— start of Material —
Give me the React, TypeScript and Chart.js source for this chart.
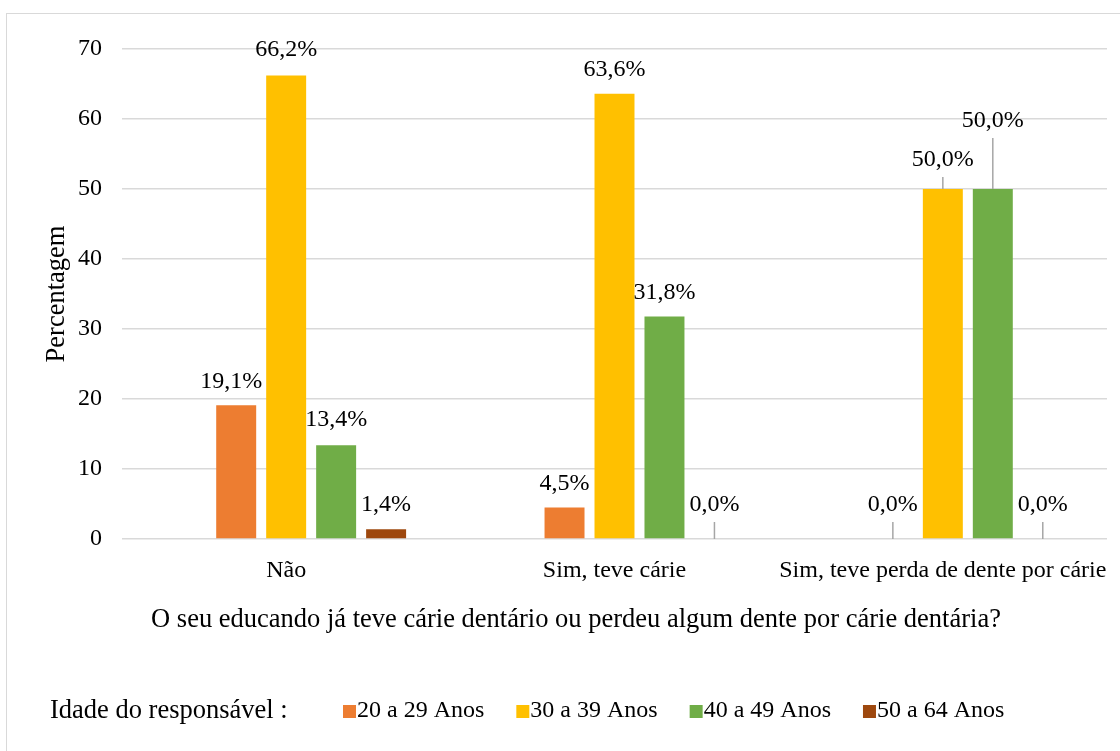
import { useEffect, useRef } from "react";
import { Chart, registerables } from "chart.js";

Chart.register(...registerables);

const categories = ["Não", "Sim, teve cárie", "Sim, teve perda de dente por cárie"];
const seriesNames = ["20 a 29 Anos", "30 a 39 Anos", "40 a 49 Anos", "50 a 64 Anos"];
const s20a29 = [19.1, 4.5, 0.0];
const s30a39 = [66.2, 63.6, 50.0];
const s40a49 = [13.4, 31.8, 50.0];
const s50a64 = [1.4, 0.0, 0.0];
const yTicks = [0, 10, 20, 30, 40, 50, 60, 70];

const seriesValues = [s20a29, s30a39, s40a49, s50a64];
const colors = ["#ED7D31", "#FFC000", "#70AD47", "#9E480E"];
// label lift above bar top (px) and horizontal nudge, per series per category
const labelLift = [
  [24, 24, 34],
  [26, 24, 29],
  [25, 24, 68],
  [24, 34, 34],
];
const labelNudge = [
  [-5, 0, 0],
  [0, 0, 0],
  [0, 0, 0],
  [0, 0, 0],
];

const FONT_FAMILY = '"Liberation Serif", "Times New Roman", serif';
const FONT_SIZE = 24;
const TITLE_SIZE = 26.5;
const TEXT_COLOR = "#000000";
const xTitle = "O seu educando já teve cárie dentário ou perdeu algum dente por cárie dentária?";
const yTitle = "Percentagem";
const legendTitle = "Idade do responsável :";

const fmt = (v: number) => v.toFixed(1).replace(".", ",") + "%";

const overlayPlugin = {
  id: "overlay",
  afterDatasetsDraw(chart: any) {
    const ctx = chart.ctx as CanvasRenderingContext2D;
    const area = chart.chartArea;
    ctx.save();
    ctx.font = `${FONT_SIZE}px ${FONT_FAMILY}`;
    ctx.fillStyle = TEXT_COLOR;
    ctx.textAlign = "center";
    ctx.textBaseline = "middle";
    for (let s = 0; s < seriesValues.length; s++) {
      const meta = chart.getDatasetMeta(s + 1);
      meta.data.forEach((bar: any, i: number) => {
        const v = seriesValues[s][i];
        if (v === null || v === undefined) return;
        const lift = labelLift[s][i];
        const ly = bar.y - lift;
        const lx = bar.x + labelNudge[s][i];
        if (lift > 28) {
          ctx.strokeStyle = "#A6A6A6";
          ctx.lineWidth = 1.5;
          ctx.beginPath();
          ctx.moveTo(bar.x, ly + 17);
          ctx.lineTo(bar.x, bar.y);
          ctx.stroke();
        }
        ctx.fillText(fmt(v), lx, ly);
      });
    }
    ctx.font = `${TITLE_SIZE}px ${FONT_FAMILY}`;
    // y title
    ctx.save();
    ctx.translate(area.left - 65, (area.top + area.bottom) / 2);
    ctx.rotate(-Math.PI / 2);
    ctx.fillText(yTitle, 0, 0);
    ctx.restore();
    // x title
    ctx.fillText(xTitle, 576, area.bottom + 81);
    // legend
    const ly = area.bottom + 172;
    ctx.textAlign = "left";
    ctx.fillText(legendTitle, 50, ly);
    ctx.font = `${FONT_SIZE}px ${FONT_FAMILY}`;
    let x = 343;
    seriesNames.forEach((name, i) => {
      ctx.fillStyle = colors[i];
      ctx.fillRect(x, ly - 6, 13, 13);
      ctx.fillStyle = TEXT_COLOR;
      ctx.fillText(name, x + 14, ly);
      x += 14 + ctx.measureText(name).width + 32;
    });
    ctx.restore();
  },
};

export default function App() {
  const ref = useRef<HTMLCanvasElement>(null);
  useEffect(() => {
    const canvas = ref.current!;
    const chart = new Chart(canvas, {
      type: "bar",
      data: {
        labels: categories,
        datasets: [
          { label: "", data: [null, null, null], backgroundColor: "transparent" },
          ...seriesValues.map((vals, i) => ({
            label: seriesNames[i],
            data: vals,
            backgroundColor: colors[i],
            borderWidth: 0,
          })),
        ],
      } as any,
      options: {
        responsive: false,
        animation: false,
        layout: { padding: { top: 49, right: 13, left: 0, bottom: 0 } },
        plugins: { legend: { display: false }, tooltip: { enabled: false } },
        datasets: { bar: { categoryPercentage: 0.761, barPercentage: 0.8 } },
        scales: {
          x: {
            grid: { display: false },
            border: { display: false },
            ticks: {
              font: { family: FONT_FAMILY, size: FONT_SIZE },
              color: TEXT_COLOR,
              padding: 9,
              maxRotation: 0,
              autoSkip: false,
            },
            afterFit: (s: any) => {
              s.height = 212;
            },
          },
          y: {
            min: 0,
            max: 70,
            afterBuildTicks: (s: any) => {
              s.ticks = yTicks.map((v) => ({ value: v }));
            },
            ticks: { font: { family: FONT_FAMILY, size: FONT_SIZE }, color: TEXT_COLOR, padding: 20 },
            grid: { color: "#D9D9D9", lineWidth: 1.5, drawTicks: false },
            border: { display: false },
            afterFit: (s: any) => {
              s.width = 122;
            },
          },
        },
      } as any,
      plugins: [overlayPlugin],
    });
    return () => chart.destroy();
  }, []);
  return (
    <div style={{ position: "fixed", left: 0, top: 0, width: 1120, height: 751, overflow: "hidden", background: "#fff" }}>
      <div
        style={{
          position: "absolute",
          left: 6,
          top: 13,
          width: 1140,
          height: 780,
          border: "1.5px solid #D9D9D9",
          boxSizing: "border-box",
        }}
      />
      <canvas ref={ref} width={1120} height={751} style={{ position: "absolute", left: 0, top: 0, display: "block" }} />
    </div>
  );
}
— end of Material —
→ **Direction**:
All the lines above are to be given again exactly as they read, with the pictures removed.

→ **Solved problem**:
Give me the React, TypeScript and Chart.js source for this chart.
import { useEffect, useRef } from "react";
import { Chart, registerables } from "chart.js";

Chart.register(...registerables);

const categories = ["Não", "Sim, teve cárie", "Sim, teve perda de dente por cárie"];
const seriesNames = ["20 a 29 Anos", "30 a 39 Anos", "40 a 49 Anos", "50 a 64 Anos"];
const s20a29 = [19.1, 4.5, 0.0];
const s30a39 = [66.2, 63.6, 50.0];
const s40a49 = [13.4, 31.8, 50.0];
const s50a64 = [1.4, 0.0, 0.0];
const yTicks = [0, 10, 20, 30, 40, 50, 60, 70];

const seriesValues = [s20a29, s30a39, s40a49, s50a64];
const colors = ["#ED7D31", "#FFC000", "#70AD47", "#9E480E"];
// label lift above bar top (px) and horizontal nudge, per series per category
const labelLift = [
  [24, 24, 34],
  [26, 24, 29],
  [25, 24, 68],
  [24, 34, 34],
];
const labelNudge = [
  [-5, 0, 0],
  [0, 0, 0],
  [0, 0, 0],
  [0, 0, 0],
];

const FONT_FAMILY = '"Liberation Serif", "Times New Roman", serif';
const FONT_SIZE = 24;
const TITLE_SIZE = 26.5;
const TEXT_COLOR = "#000000";
const xTitle = "O seu educando já teve cárie dentário ou perdeu algum dente por cárie dentária?";
const yTitle = "Percentagem";
const legendTitle = "Idade do responsável :";

const fmt = (v: number) => v.toFixed(1).replace(".", ",") + "%";

const overlayPlugin = {
  id: "overlay",
  afterDatasetsDraw(chart: any) {
    const ctx = chart.ctx as CanvasRenderingContext2D;
    const area = chart.chartArea;
    ctx.save();
    ctx.font = `${FONT_SIZE}px ${FONT_FAMILY}`;
    ctx.fillStyle = TEXT_COLOR;
    ctx.textAlign = "center";
    ctx.textBaseline = "middle";
    for (let s = 0; s < seriesValues.length; s++) {
      const meta = chart.getDatasetMeta(s + 1);
      meta.data.forEach((bar: any, i: number) => {
        const v = seriesValues[s][i];
        if (v === null || v === undefined) return;
        const lift = labelLift[s][i];
        const ly = bar.y - lift;
        const lx = bar.x + labelNudge[s][i];
        if (lift > 28) {
          ctx.strokeStyle = "#A6A6A6";
          ctx.lineWidth = 1.5;
          ctx.beginPath();
          ctx.moveTo(bar.x, ly + 17);
          ctx.lineTo(bar.x, bar.y);
          ctx.stroke();
        }
        ctx.fillText(fmt(v), lx, ly);
      });
    }
    ctx.font = `${TITLE_SIZE}px ${FONT_FAMILY}`;
    // y title
    ctx.save();
    ctx.translate(area.left - 65, (area.top + area.bottom) / 2);
    ctx.rotate(-Math.PI / 2);
    ctx.fillText(yTitle, 0, 0);
    ctx.restore();
    // x title
    ctx.fillText(xTitle, 576, area.bottom + 81);
    // legend
    const ly = area.bottom + 172;
    ctx.textAlign = "left";
    ctx.fillText(legendTitle, 50, ly);
    ctx.font = `${FONT_SIZE}px ${FONT_FAMILY}`;
    let x = 343;
    seriesNames.forEach((name, i) => {
      ctx.fillStyle = colors[i];
      ctx.fillRect(x, ly - 6, 13, 13);
      ctx.fillStyle = TEXT_COLOR;
      ctx.fillText(name, x + 14, ly);
      x += 14 + ctx.measureText(name).width + 32;
    });
    ctx.restore();
  },
};

export default function App() {
  const ref = useRef<HTMLCanvasElement>(null);
  useEffect(() => {
    const canvas = ref.current!;
    const chart = new Chart(canvas, {
      type: "bar",
      data: {
        labels: categories,
        datasets: [
          { label: "", data: [null, null, null], backgroundColor: "transparent" },
          ...seriesValues.map((vals, i) => ({
            label: seriesNames[i],
            data: vals,
            backgroundColor: colors[i],
            borderWidth: 0,
          })),
        ],
      } as any,
      options: {
        responsive: false,
        animation: false,
        layout: { padding: { top: 49, right: 13, left: 0, bottom: 0 } },
        plugins: { legend: { display: false }, tooltip: { enabled: false } },
        datasets: { bar: { categoryPercentage: 0.761, barPercentage: 0.8 } },
        scales: {
          x: {
            grid: { display: false },
            border: { display: false },
            ticks: {
              font: { family: FONT_FAMILY, size: FONT_SIZE },
              color: TEXT_COLOR,
              padding: 9,
              maxRotation: 0,
              autoSkip: false,
            },
            afterFit: (s: any) => {
              s.height = 212;
            },
          },
          y: {
            min: 0,
            max: 70,
            afterBuildTicks: (s: any) => {
              s.ticks = yTicks.map((v) => ({ value: v }));
            },
            ticks: { font: { family: FONT_FAMILY, size: FONT_SIZE }, color: TEXT_COLOR, padding: 20 },
            grid: { color: "#D9D9D9", lineWidth: 1.5, drawTicks: false },
            border: { display: false },
            afterFit: (s: any) => {
              s.width = 122;
            },
          },
        },
      } as any,
      plugins: [overlayPlugin],
    });
    return () => chart.destroy();
  }, []);
  return (
    <div style={{ position: "fixed", left: 0, top: 0, width: 1120, height: 751, overflow: "hidden", background: "#fff" }}>
      <div
        style={{
          position: "absolute",
          left: 6,
          top: 13,
          width: 1140,
          height: 780,
          border: "1.5px solid #D9D9D9",
          boxSizing: "border-box",
        }}
      />
      <canvas ref={ref} width={1120} height={751} style={{ position: "absolute", left: 0, top: 0, display: "block" }} />
    </div>
  );
}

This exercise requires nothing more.